In the wake of Open State and FAD Festival, now is the right time to continue the conversation about what we need from our cities in the future and the people who will be making them, as part of World Town Planning Day (WPTP), to be held globally on Wednesday, November 8, in more than 30 countries.
The worldwide event, which began in 1949, has, until this year, been run by an international steering committee led by the Canadian Institute of Planning (CIP), with a new theme announced annually. This year, however, the CIP will be independently hosting a World Town Planning Day Online Conference from Monday, November 6 to Friday, November 10, which will consist of a series of online presentations showcasing innovative planning practices from Canada and around the world.

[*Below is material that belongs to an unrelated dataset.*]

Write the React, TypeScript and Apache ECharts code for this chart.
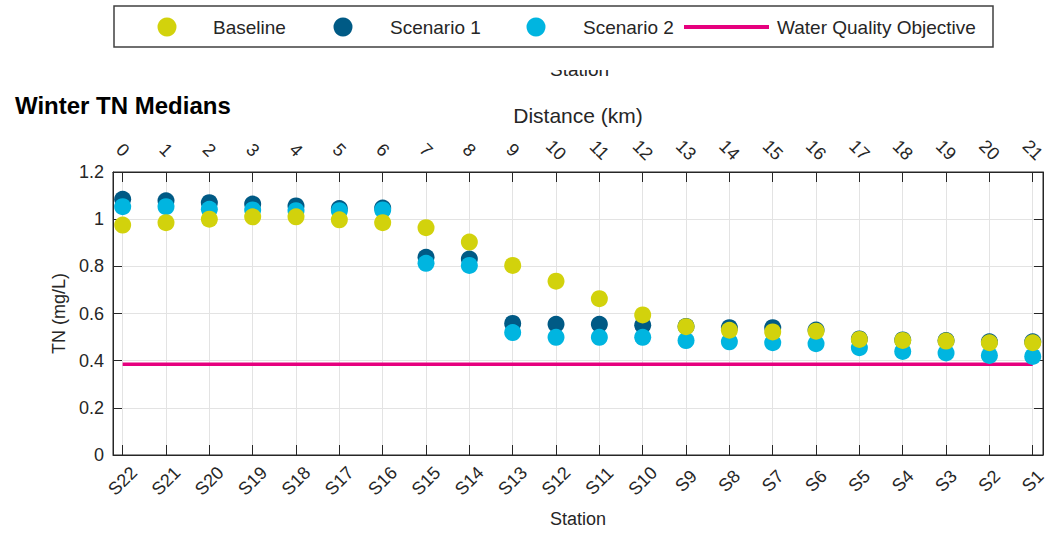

This theme of innovation is an ever-expanding, and now pervasive, concept through much of the architecture and design communities, but leads to the question: what is an innovative city?
In a similar vein to provocative and revolutionary urban activists like Jane Jacobs, who arguably saved New York and Manhattan from the big-thinking, but often destructive regeneration plans of developers such as Robert Moses, one has to ask what type of cities we need for how we live now and in the future.
As Jo Cys, Head of School at UniSA’s School of Art, Architecture and Design points out, the recently updated 30 Year Plan for Greater Adelaide, and the SA Government’s new Planning, Development and Infrastructure Act (2016) both “prioritise and provide for quality design practices and processes in the consultation, decision-making, planning, procurement and creation of precincts, neighbourhoods, streets, public spaces and buildings”.
“Community-focused design is clearly valued in these critical guideline and legislative documents and signal a real increase in the value placed upon design in the creation of our future urban spaces, and the sustainable development of our existing environment,” says Cys, who is keen to further develop the teaching and learning aspects of the school.
One recent innovation that has happened locally on this front is the transition of UniSA’s Urban and Regional Planning School to the City West campus, to be situated with the university’s other architecture and design programs.
The move is a ground level step towards giving students “the opportunity to study collaboratively with their peers from architecture and design programs,” says Cycs. “This will ensure that they can gain critical design awareness, capabilities and collaborative skills that will be highly professionally relevant for their future careers as planners.”
For Johannes Pieters, Program Director of Urban and Regional Planning at UniSA, who was also a judge on this year’s FORM INNOVATION AWARDS, the importance of recognising and supporting innovation locally is fundamental. “While large-scale iconic projects get a lot of attention it’s often through smaller scale projects that local planners get the opportunity to produce innovative designs and develop their engagement skills through co-design with local communities,” he says.
“While urbanisation is the key process impacting on existing cities and is driving the development of new cities all around the world each country and region faces different geographical, topographical, climate, infrastructure and economic challenges,” Pieters says. “They are coming up with ways of meeting these challenges through different urban design, governance, regulatory and market based approaches to create liveable, healthy and socially inclusive cities — we can learn from each other and help to build a body of knowledge that transcends contexts’.
Perhaps here lies the answer to a question about the future of cities, whereby we can transcend smaller siloed conceptions of city making, and move towards universally inclusive, holistic and liveable ideas that can be translated locally and authentically into our city of the future.